--- BEGIN Available data ---
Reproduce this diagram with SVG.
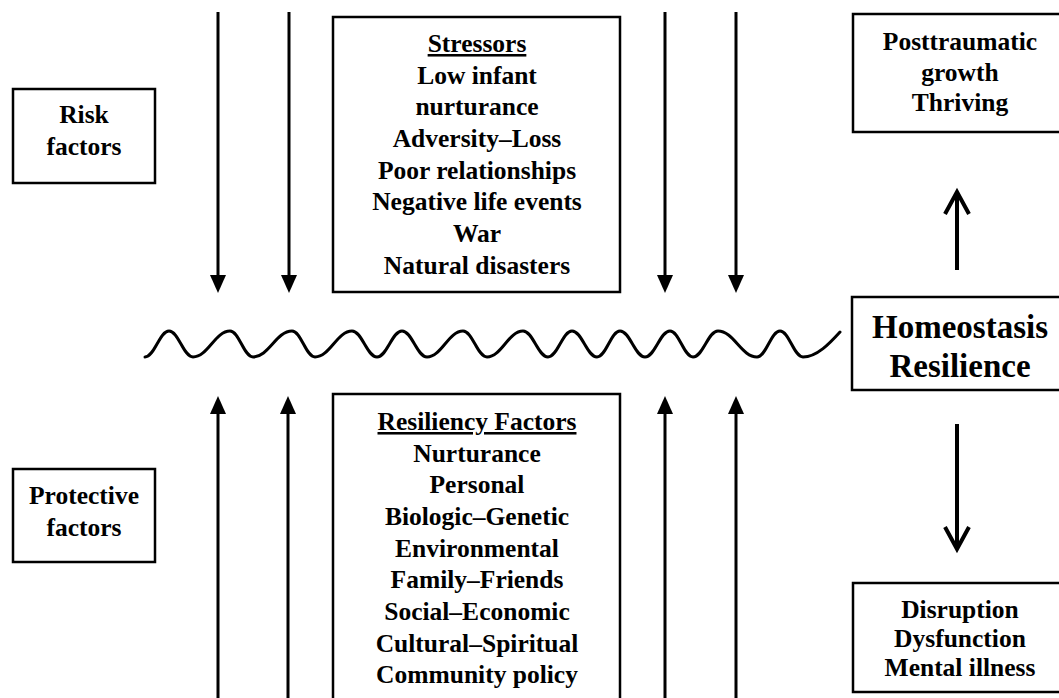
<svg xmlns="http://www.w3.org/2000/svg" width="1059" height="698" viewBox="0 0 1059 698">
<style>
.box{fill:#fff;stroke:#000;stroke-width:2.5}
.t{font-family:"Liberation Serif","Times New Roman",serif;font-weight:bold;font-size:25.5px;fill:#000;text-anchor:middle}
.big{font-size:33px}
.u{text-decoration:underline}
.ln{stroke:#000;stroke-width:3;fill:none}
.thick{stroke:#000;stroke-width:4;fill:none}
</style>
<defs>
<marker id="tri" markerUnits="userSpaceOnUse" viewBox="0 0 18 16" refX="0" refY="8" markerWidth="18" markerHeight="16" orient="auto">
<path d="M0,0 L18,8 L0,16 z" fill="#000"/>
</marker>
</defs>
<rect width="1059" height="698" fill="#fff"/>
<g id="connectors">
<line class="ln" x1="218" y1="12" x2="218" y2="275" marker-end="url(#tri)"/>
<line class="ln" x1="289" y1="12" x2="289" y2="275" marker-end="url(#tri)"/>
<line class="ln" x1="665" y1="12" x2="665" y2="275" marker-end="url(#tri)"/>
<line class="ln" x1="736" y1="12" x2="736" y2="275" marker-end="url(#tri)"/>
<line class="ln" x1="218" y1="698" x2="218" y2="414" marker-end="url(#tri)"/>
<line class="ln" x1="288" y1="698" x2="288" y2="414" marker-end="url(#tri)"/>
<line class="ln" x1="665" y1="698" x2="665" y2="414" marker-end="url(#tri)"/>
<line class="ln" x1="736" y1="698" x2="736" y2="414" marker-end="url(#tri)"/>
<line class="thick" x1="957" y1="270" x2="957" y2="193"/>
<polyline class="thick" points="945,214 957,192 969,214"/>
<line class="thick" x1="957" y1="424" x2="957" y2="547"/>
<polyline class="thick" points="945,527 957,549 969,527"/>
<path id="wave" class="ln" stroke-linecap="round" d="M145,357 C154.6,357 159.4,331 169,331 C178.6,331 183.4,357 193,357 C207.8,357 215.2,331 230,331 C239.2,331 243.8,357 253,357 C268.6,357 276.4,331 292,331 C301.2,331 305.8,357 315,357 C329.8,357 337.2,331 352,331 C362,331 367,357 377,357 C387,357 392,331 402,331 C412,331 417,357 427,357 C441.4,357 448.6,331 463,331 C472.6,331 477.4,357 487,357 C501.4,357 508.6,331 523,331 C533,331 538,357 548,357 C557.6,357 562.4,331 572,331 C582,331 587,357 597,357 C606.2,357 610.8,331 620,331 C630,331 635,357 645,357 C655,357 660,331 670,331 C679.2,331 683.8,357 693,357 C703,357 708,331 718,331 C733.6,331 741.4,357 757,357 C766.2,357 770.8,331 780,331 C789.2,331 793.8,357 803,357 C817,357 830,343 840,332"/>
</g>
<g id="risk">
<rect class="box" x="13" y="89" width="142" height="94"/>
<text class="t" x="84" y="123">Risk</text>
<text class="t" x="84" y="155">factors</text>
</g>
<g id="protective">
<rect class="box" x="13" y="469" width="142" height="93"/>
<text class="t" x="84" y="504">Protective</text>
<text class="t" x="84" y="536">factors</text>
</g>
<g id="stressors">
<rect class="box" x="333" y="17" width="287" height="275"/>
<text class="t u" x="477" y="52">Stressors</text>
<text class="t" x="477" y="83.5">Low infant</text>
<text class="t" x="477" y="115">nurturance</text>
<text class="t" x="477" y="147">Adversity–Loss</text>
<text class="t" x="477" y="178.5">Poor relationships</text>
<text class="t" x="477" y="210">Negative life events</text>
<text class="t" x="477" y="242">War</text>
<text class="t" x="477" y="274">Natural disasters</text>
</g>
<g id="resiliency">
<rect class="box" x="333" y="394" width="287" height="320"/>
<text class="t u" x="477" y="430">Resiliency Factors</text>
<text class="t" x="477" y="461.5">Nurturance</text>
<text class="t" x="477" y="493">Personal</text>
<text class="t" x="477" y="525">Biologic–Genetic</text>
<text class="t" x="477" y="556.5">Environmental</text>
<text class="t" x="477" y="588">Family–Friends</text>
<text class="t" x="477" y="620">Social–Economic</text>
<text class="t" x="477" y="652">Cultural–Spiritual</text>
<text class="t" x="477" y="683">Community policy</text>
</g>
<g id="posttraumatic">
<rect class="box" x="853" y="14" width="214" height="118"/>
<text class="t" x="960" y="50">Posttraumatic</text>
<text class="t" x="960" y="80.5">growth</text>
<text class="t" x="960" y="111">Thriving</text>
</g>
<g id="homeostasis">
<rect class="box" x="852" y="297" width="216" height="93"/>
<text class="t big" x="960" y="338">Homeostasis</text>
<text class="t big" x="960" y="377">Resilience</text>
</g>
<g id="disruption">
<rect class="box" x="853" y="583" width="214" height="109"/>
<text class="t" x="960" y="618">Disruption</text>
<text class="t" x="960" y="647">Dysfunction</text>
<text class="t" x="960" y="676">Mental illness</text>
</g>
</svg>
--- END Available data ---
Transcribe the preceding listing in its entirety and with exact wording, leaving out pictures.

Reproduce this diagram with SVG.
<svg xmlns="http://www.w3.org/2000/svg" width="1059" height="698" viewBox="0 0 1059 698">
<style>
.box{fill:#fff;stroke:#000;stroke-width:2.5}
.t{font-family:"Liberation Serif","Times New Roman",serif;font-weight:bold;font-size:25.5px;fill:#000;text-anchor:middle}
.big{font-size:33px}
.u{text-decoration:underline}
.ln{stroke:#000;stroke-width:3;fill:none}
.thick{stroke:#000;stroke-width:4;fill:none}
</style>
<defs>
<marker id="tri" markerUnits="userSpaceOnUse" viewBox="0 0 18 16" refX="0" refY="8" markerWidth="18" markerHeight="16" orient="auto">
<path d="M0,0 L18,8 L0,16 z" fill="#000"/>
</marker>
</defs>
<rect width="1059" height="698" fill="#fff"/>
<g id="connectors">
<line class="ln" x1="218" y1="12" x2="218" y2="275" marker-end="url(#tri)"/>
<line class="ln" x1="289" y1="12" x2="289" y2="275" marker-end="url(#tri)"/>
<line class="ln" x1="665" y1="12" x2="665" y2="275" marker-end="url(#tri)"/>
<line class="ln" x1="736" y1="12" x2="736" y2="275" marker-end="url(#tri)"/>
<line class="ln" x1="218" y1="698" x2="218" y2="414" marker-end="url(#tri)"/>
<line class="ln" x1="288" y1="698" x2="288" y2="414" marker-end="url(#tri)"/>
<line class="ln" x1="665" y1="698" x2="665" y2="414" marker-end="url(#tri)"/>
<line class="ln" x1="736" y1="698" x2="736" y2="414" marker-end="url(#tri)"/>
<line class="thick" x1="957" y1="270" x2="957" y2="193"/>
<polyline class="thick" points="945,214 957,192 969,214"/>
<line class="thick" x1="957" y1="424" x2="957" y2="547"/>
<polyline class="thick" points="945,527 957,549 969,527"/>
<path id="wave" class="ln" stroke-linecap="round" d="M145,357 C154.6,357 159.4,331 169,331 C178.6,331 183.4,357 193,357 C207.8,357 215.2,331 230,331 C239.2,331 243.8,357 253,357 C268.6,357 276.4,331 292,331 C301.2,331 305.8,357 315,357 C329.8,357 337.2,331 352,331 C362,331 367,357 377,357 C387,357 392,331 402,331 C412,331 417,357 427,357 C441.4,357 448.6,331 463,331 C472.6,331 477.4,357 487,357 C501.4,357 508.6,331 523,331 C533,331 538,357 548,357 C557.6,357 562.4,331 572,331 C582,331 587,357 597,357 C606.2,357 610.8,331 620,331 C630,331 635,357 645,357 C655,357 660,331 670,331 C679.2,331 683.8,357 693,357 C703,357 708,331 718,331 C733.6,331 741.4,357 757,357 C766.2,357 770.8,331 780,331 C789.2,331 793.8,357 803,357 C817,357 830,343 840,332"/>
</g>
<g id="risk">
<rect class="box" x="13" y="89" width="142" height="94"/>
<text class="t" x="84" y="123">Risk</text>
<text class="t" x="84" y="155">factors</text>
</g>
<g id="protective">
<rect class="box" x="13" y="469" width="142" height="93"/>
<text class="t" x="84" y="504">Protective</text>
<text class="t" x="84" y="536">factors</text>
</g>
<g id="stressors">
<rect class="box" x="333" y="17" width="287" height="275"/>
<text class="t u" x="477" y="52">Stressors</text>
<text class="t" x="477" y="83.5">Low infant</text>
<text class="t" x="477" y="115">nurturance</text>
<text class="t" x="477" y="147">Adversity–Loss</text>
<text class="t" x="477" y="178.5">Poor relationships</text>
<text class="t" x="477" y="210">Negative life events</text>
<text class="t" x="477" y="242">War</text>
<text class="t" x="477" y="274">Natural disasters</text>
</g>
<g id="resiliency">
<rect class="box" x="333" y="394" width="287" height="320"/>
<text class="t u" x="477" y="430">Resiliency Factors</text>
<text class="t" x="477" y="461.5">Nurturance</text>
<text class="t" x="477" y="493">Personal</text>
<text class="t" x="477" y="525">Biologic–Genetic</text>
<text class="t" x="477" y="556.5">Environmental</text>
<text class="t" x="477" y="588">Family–Friends</text>
<text class="t" x="477" y="620">Social–Economic</text>
<text class="t" x="477" y="652">Cultural–Spiritual</text>
<text class="t" x="477" y="683">Community policy</text>
</g>
<g id="posttraumatic">
<rect class="box" x="853" y="14" width="214" height="118"/>
<text class="t" x="960" y="50">Posttraumatic</text>
<text class="t" x="960" y="80.5">growth</text>
<text class="t" x="960" y="111">Thriving</text>
</g>
<g id="homeostasis">
<rect class="box" x="852" y="297" width="216" height="93"/>
<text class="t big" x="960" y="338">Homeostasis</text>
<text class="t big" x="960" y="377">Resilience</text>
</g>
<g id="disruption">
<rect class="box" x="853" y="583" width="214" height="109"/>
<text class="t" x="960" y="618">Disruption</text>
<text class="t" x="960" y="647">Dysfunction</text>
<text class="t" x="960" y="676">Mental illness</text>
</g>
</svg>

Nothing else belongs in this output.